Un colpevole per Zanardi
Anche davanti alla tragedia è partita la caccia al capro espiatorio
Se la ricerca del colpevole a ogni costo fosse una disciplina olimpica, l’Italia probabilmente si vedrebbe assegnata la medaglia d’oro per manifesta superiorità. Siamo pur sempre il paese di Piercamillo Davigo che, dall’alto della sua cattedra, ci ha più volte spiegato come non esistano “innocenti ma solo colpevoli non ancora scoperti”. Sarà per questo che, anche davanti alla tragedia che vede protagonista Alex Zanardi, tra i messaggi di speranza, gli attestati di stima, il sostegno pubblico e privato alla moglie, si è subito insinuato il tarlo della domanda più subdola.
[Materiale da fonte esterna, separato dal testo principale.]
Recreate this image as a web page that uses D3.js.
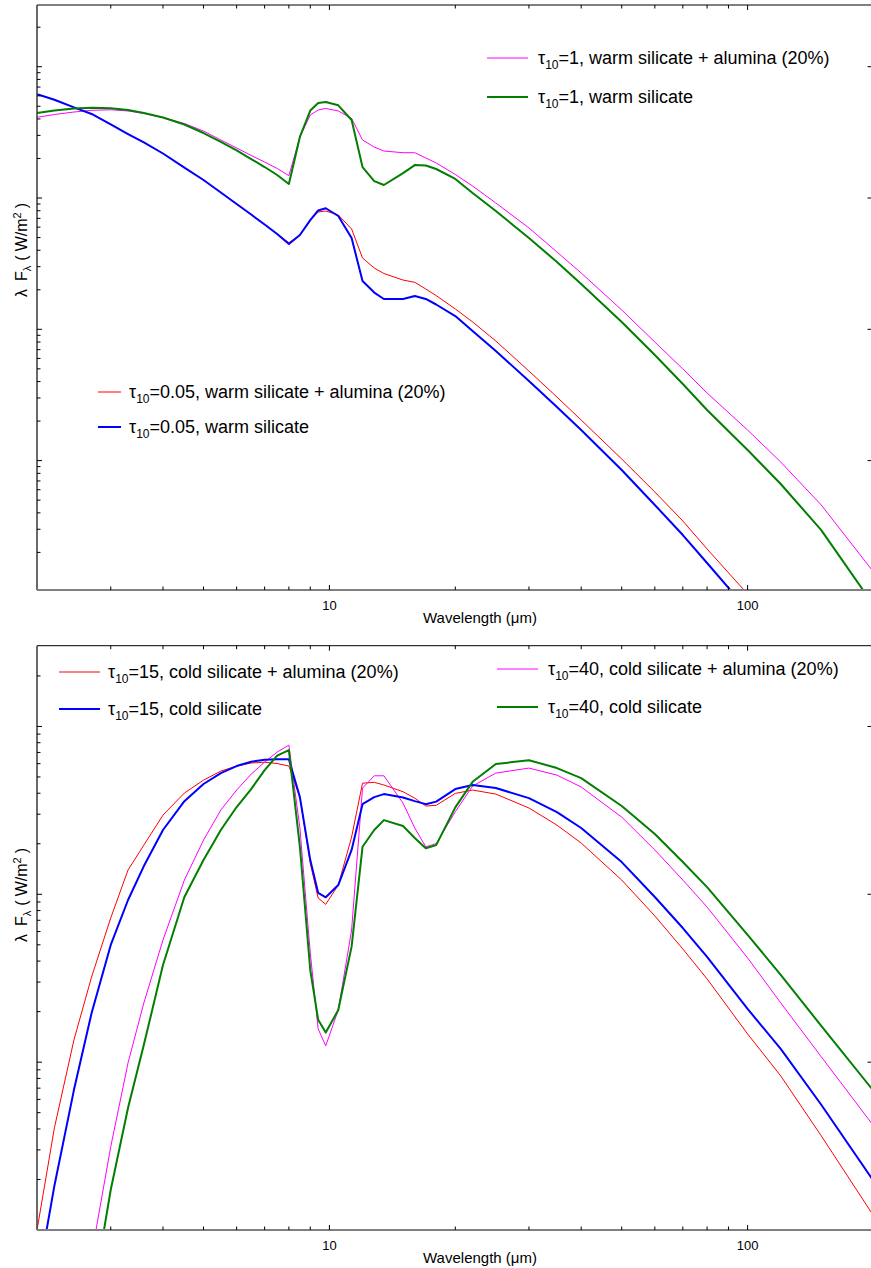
<!DOCTYPE html>
<html>
<head>
<meta charset="utf-8">
<title>Silicate + alumina dust models</title>
<script src="https://d3js.org/d3.v7.min.js"></script>
<style>
  body { margin: 0; background: #fff; }
  text { font-family: "Liberation Sans", Arial, sans-serif; fill: #000; }
</style>
</head>
<body>
<div id="chart"></div>
<script>

// wavelength grid (micron)
const wavelength = [2, 2.2, 2.45, 2.7, 3, 3.3, 3.6, 4, 4.5, 5,
  5.5, 6, 6.5, 7, 7.5, 8, 8.5, 9, 9.4, 9.8,
  10.5, 11.3, 12, 12.8, 13.5, 15, 16, 17, 18, 20,
  22, 25, 30, 35, 40, 50, 60, 70, 80, 100,
  120, 150, 200];

// log10 of lambda*F_lambda (W/m^2), upper panel
const upperTau1Alumina = [-12.385, -12.364, -12.345, -12.332, -12.328, -12.337, -12.356, -12.387, -12.433, -12.490,
  -12.558, -12.619, -12.676, -12.726, -12.775, -12.830, -12.535, -12.368, -12.330, -12.318,
  -12.337, -12.394, -12.558, -12.612, -12.642, -12.655, -12.655, -12.695, -12.733, -12.821,
  -12.909, -13.038, -13.228, -13.411, -13.571, -13.853, -14.097, -14.302, -14.485, -14.767,
  -15.011, -15.338, -15.848];
const upperTau1Warm = [-12.353, -12.334, -12.318, -12.312, -12.317, -12.330, -12.353, -12.387, -12.440, -12.505,
  -12.573, -12.638, -12.703, -12.764, -12.825, -12.893, -12.535, -12.334, -12.276, -12.269,
  -12.294, -12.406, -12.764, -12.871, -12.901, -12.810, -12.749, -12.752, -12.779, -12.855,
  -12.962, -13.099, -13.305, -13.487, -13.655, -13.944, -14.196, -14.417, -14.615, -14.919,
  -15.178, -15.529, -16.100];
const upperTau005Alumina = [-12.210, -12.252, -12.310, -12.360, -12.440, -12.513, -12.577, -12.661, -12.768, -12.863,
  -12.958, -13.046, -13.126, -13.202, -13.274, -13.340, -13.282, -13.168, -13.107, -13.099,
  -13.129, -13.236, -13.457, -13.533, -13.575, -13.625, -13.642, -13.693, -13.743, -13.845,
  -13.944, -14.089, -14.318, -14.516, -14.691, -14.988, -15.239, -15.460, -15.673, -16.016,
  -16.366, null, null];
const upperTau005Warm = [-12.210, -12.252, -12.310, -12.360, -12.440, -12.513, -12.577, -12.661, -12.768, -12.863,
  -12.958, -13.046, -13.126, -13.202, -13.274, -13.350, -13.282, -13.168, -13.095, -13.078,
  -13.137, -13.305, -13.632, -13.720, -13.769, -13.769, -13.746, -13.769, -13.811, -13.899,
  -14.013, -14.165, -14.394, -14.592, -14.767, -15.072, -15.338, -15.567, -15.780, -16.138,
  -16.481, null, null];

// log10 of lambda*F_lambda (W/m^2), lower panel
const lowerTau15Alumina = [-15.998, -15.391, -14.867, -14.492, -14.141, -13.855, -13.707, -13.528, -13.397, -13.320,
  -13.266, -13.236, -13.218, -13.213, -13.221, -13.236, -13.423, -13.815, -14.022, -14.060,
  -13.945, -13.659, -13.338, -13.333, -13.349, -13.389, -13.427, -13.474, -13.470, -13.399,
  -13.379, -13.403, -13.486, -13.588, -13.695, -13.915, -14.129, -14.326, -14.504, -14.832,
  -15.082, -15.439, -15.915];
const lowerTau15Cold = [-16.320, -15.736, -15.165, -14.707, -14.302, -14.034, -13.832, -13.617, -13.445, -13.343,
  -13.278, -13.236, -13.210, -13.198, -13.195, -13.196, -13.421, -13.796, -13.992, -14.018,
  -13.945, -13.736, -13.463, -13.421, -13.403, -13.423, -13.445, -13.463, -13.448, -13.373,
  -13.349, -13.367, -13.427, -13.510, -13.605, -13.808, -14.016, -14.201, -14.373, -14.683,
  -14.921, -15.254, -15.707];
const lowerTau40Alumina = [null, null, null, -16.147, -15.504, -15.004, -14.647, -14.272, -13.915, -13.677,
  -13.498, -13.379, -13.284, -13.213, -13.153, -13.111, -13.605, -14.349, -14.802, -14.903,
  -14.689, -14.213, -13.367, -13.294, -13.294, -13.457, -13.605, -13.717, -13.698, -13.508,
  -13.355, -13.278, -13.248, -13.290, -13.361, -13.540, -13.736, -13.915, -14.076, -14.379,
  -14.647, -14.968, -15.379];
const lowerTau40Cold = [null, null, null, -16.439, -15.760, -15.272, -14.897, -14.421, -14.016, -13.796,
  -13.617, -13.480, -13.373, -13.260, -13.174, -13.141, -13.717, -14.451, -14.748, -14.824,
  -14.689, -14.312, -13.717, -13.617, -13.558, -13.593, -13.665, -13.726, -13.707, -13.482,
  -13.330, -13.224, -13.201, -13.248, -13.308, -13.474, -13.641, -13.808, -13.957, -14.242,
  -14.480, -14.784, -15.171];

const xTickLabels = [10, 100];
const xTitle = "Wavelength (\u03bcm)";

const upperLegendA = [["1", "warm silicate + alumina (20%)"], ["1", "warm silicate"]];
const upperLegendB = [["0.05", "warm silicate + alumina (20%)"], ["0.05", "warm silicate"]];
const lowerLegendA = [["15", "cold silicate + alumina (20%)"], ["15", "cold silicate"]];
const lowerLegendB = [["40", "cold silicate + alumina (20%)"], ["40", "cold silicate"]];


const svg = d3.select("#chart").append("svg")
    .attr("width", 871)
    .attr("height", 1268);

const x = d3.scaleLog().domain([2, 200]).range([37.1, 873.5]);

function isDecade(t) {
  let l = Math.log10(t);
  return Math.abs(l - Math.round(l)) < 1e-6;
}

function points(vals) {
  return wavelength.map((w, i) => ({ w: w, f: vals[i] == null ? null : Math.pow(10, vals[i]) }));
}

function drawLegend(g, items, colors, widths, lx1, lx2, tx, ys) {
  items.forEach((it, i) => {
    g.append("line")
      .attr("x1", lx1).attr("x2", lx2)
      .attr("y1", ys[i]).attr("y2", ys[i])
      .attr("stroke", colors[i]).attr("stroke-width", widths[i]);
    let t = g.append("text")
      .attr("x", tx).attr("y", ys[i] + 6)
      .attr("font-size", 18);
    t.append("tspan").text("\u03c4");
    t.append("tspan").attr("font-size", 12).attr("dy", 5).text("10");
    t.append("tspan").attr("dy", -5).text("=" + it[0] + ", " + it[1]);
  });
}

function drawPanel(p) {
  const g = svg.append("g");
  const y = d3.scaleLog().domain(p.yDomain).range([p.bottom, p.top]);

  g.append("clipPath").attr("id", p.id)
    .append("rect")
      .attr("x", 37).attr("y", p.top)
      .attr("width", 871 - 37).attr("height", p.bottom - p.top);

  const line = d3.line()
    .defined(d => d.f != null)
    .x(d => x(d.w))
    .y(d => y(d.f));

  g.append("g")
    .attr("clip-path", "url(#" + p.id + ")")
    .selectAll("path")
    .data(p.series)
    .join("path")
      .attr("d", s => line(points(s.values)))
      .attr("fill", "none")
      .attr("stroke", s => s.color)
      .attr("stroke-width", s => s.width)
      .attr("stroke-linejoin", "round");

  // frame
  g.append("line").attr("x1", 37).attr("x2", 871).attr("y1", p.top).attr("y2", p.top)
    .attr("stroke", "#000").attr("stroke-width", 1);
  g.append("line").attr("x1", 37).attr("x2", 37).attr("y1", p.top).attr("y2", p.bottom)
    .attr("stroke", "#444").attr("stroke-width", 1.6);
  g.append("line").attr("x1", 37).attr("x2", 871).attr("y1", p.bottom).attr("y2", p.bottom)
    .attr("stroke", "#808080").attr("stroke-width", 2);

  // x ticks, bottom and top
  const xt = x.ticks().filter(t => x(t) > 38 && x(t) < 871);
  g.selectAll(".xb").data(xt).join("line")
    .attr("x1", d => x(d)).attr("x2", d => x(d))
    .attr("y1", p.bottom).attr("y2", d => p.bottom - (isDecade(d) ? 5 : 3.5))
    .attr("stroke", "#000");
  g.selectAll(".xt").data(xt).join("line")
    .attr("x1", d => x(d)).attr("x2", d => x(d))
    .attr("y1", p.top).attr("y2", d => p.top + (isDecade(d) ? 5 : 3.5))
    .attr("stroke", "#000");

  // y ticks, left all, right decades only
  const yt = y.ticks().filter(t => y(t) > p.top + 1 && y(t) < p.bottom - 1);
  g.selectAll(".yl").data(yt).join("line")
    .attr("x1", 37).attr("x2", d => 37 + (isDecade(d) ? 5 : 3.5))
    .attr("y1", d => y(d)).attr("y2", d => y(d))
    .attr("stroke", "#000");
  g.selectAll(".yr").data(yt.filter(isDecade)).join("line")
    .attr("x1", 873.5).attr("x2", 867.5)
    .attr("y1", d => y(d)).attr("y2", d => y(d))
    .attr("stroke", "#000");

  g.selectAll(".xl").data(xTickLabels).join("text")
    .attr("x", d => x(d)).attr("y", p.bottom + 19.5)
    .attr("text-anchor", "middle").attr("font-size", 13)
    .text(d => d);

  g.append("text")
    .attr("x", 480).attr("y", p.bottom + 33)
    .attr("text-anchor", "middle").attr("font-size", 15)
    .text(xTitle);

  const yl = g.append("text")
    .attr("transform", "translate(27," + p.yLabelY + ") rotate(-90)")
    .attr("text-anchor", "middle").attr("font-size", 16);
  yl.append("tspan").text("\u03bb");
  yl.append("tspan").attr("dx", 8).text("F");
  yl.append("tspan").attr("font-size", 11).attr("dy", 4).text("\u03bb");
  yl.append("tspan").attr("dx", 5).attr("dy", -4).text("(");
  yl.append("tspan").attr("dx", 4).text("W/m");
  yl.append("tspan").attr("font-size", 11).attr("dy", -6).text("2");
  yl.append("tspan").attr("dx", 4).attr("dy", 6).text(")");

  p.legends.forEach(l => drawLegend(g, l.items, l.colors, l.widths, l.x1, l.x2, l.tx, l.ys));
}

drawPanel({
  id: "clipUpper",
  top: 5, bottom: 590,
  yDomain: [Math.pow(10, -15.9855), Math.pow(10, -11.53)],
  yLabelY: 250,
  series: [
    { values: upperTau005Alumina, color: "#ff0000", width: 1 },
    { values: upperTau1Alumina, color: "#ff00ff", width: 1 },
    { values: upperTau005Warm, color: "#0000ff", width: 2 },
    { values: upperTau1Warm, color: "#007f00", width: 2 }
  ],
  legends: [
    { items: upperLegendA, colors: ["#ff00ff", "#007f00"], widths: [1, 2], x1: 487, x2: 528, tx: 538, ys: [58, 97] },
    { items: upperLegendB, colors: ["#ff0000", "#0000ff"], widths: [1, 2], x1: 98, x2: 121, tx: 129, ys: [392, 427] }
  ]
});

drawPanel({
  id: "clipLower",
  top: 645.7, bottom: 1230,
  yDomain: [1e-16, Math.pow(10, -12.519)],
  yLabelY: 895,
  series: [
    { values: lowerTau15Alumina, color: "#ff0000", width: 1 },
    { values: lowerTau40Alumina, color: "#ff00ff", width: 1 },
    { values: lowerTau15Cold, color: "#0000ff", width: 2 },
    { values: lowerTau40Cold, color: "#007f00", width: 2 }
  ],
  legends: [
    { items: lowerLegendA, colors: ["#ff0000", "#0000ff"], widths: [1, 2], x1: 59, x2: 100, tx: 108, ys: [672, 709] },
    { items: lowerLegendB, colors: ["#ff00ff", "#007f00"], widths: [1, 2], x1: 497, x2: 538, tx: 548, ys: [669, 707] }
  ]
});

</script>
</body>
</html>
Non quella sulle condizioni di salute del campione ancora sospeso tra la vita e la morte, ma quella di chi, pur condividendo il dolore per ciò che è accaduto e l’ansia per ciò che potrebbe accadere, prova a trovare un capro espiatorio. Di chi è la colpa? Del sindaco che non ha chiuso la strada? Di un errore del camionista? Degli organizzatori della corsa? O peggio ancora è stato, come titolava un quotidiano domenica mattina, “l’errore fatale di Zanardi”?
Ci sfugge come l’identificazione di un colpevole, sia pure lo stesso Zanardi, possa aggiungere o togliere qualcosa a ciò che è accaduto. Non fosse altro perché, col passare delle ore, l’impressione è che si sia trattato di una fatalità (magari provocata da un problema meccanico, da una rottura improvvisa della handbike). Eppure c’è chi non riesce a rassegnarsi. L’impossibilità di controllare fino in fondo ogni aspetto della nostra vita, in primis la nascita e la morte, è di per sé inaccettabile. Il fatto che possano accadere cose che non decidiamo e governiamo noi, a volte persino inspiegabili, non è allettante come un innocente da colpevolizzare o un colpevole non ancora scoperto. E allora, che la caccia abbia inizio.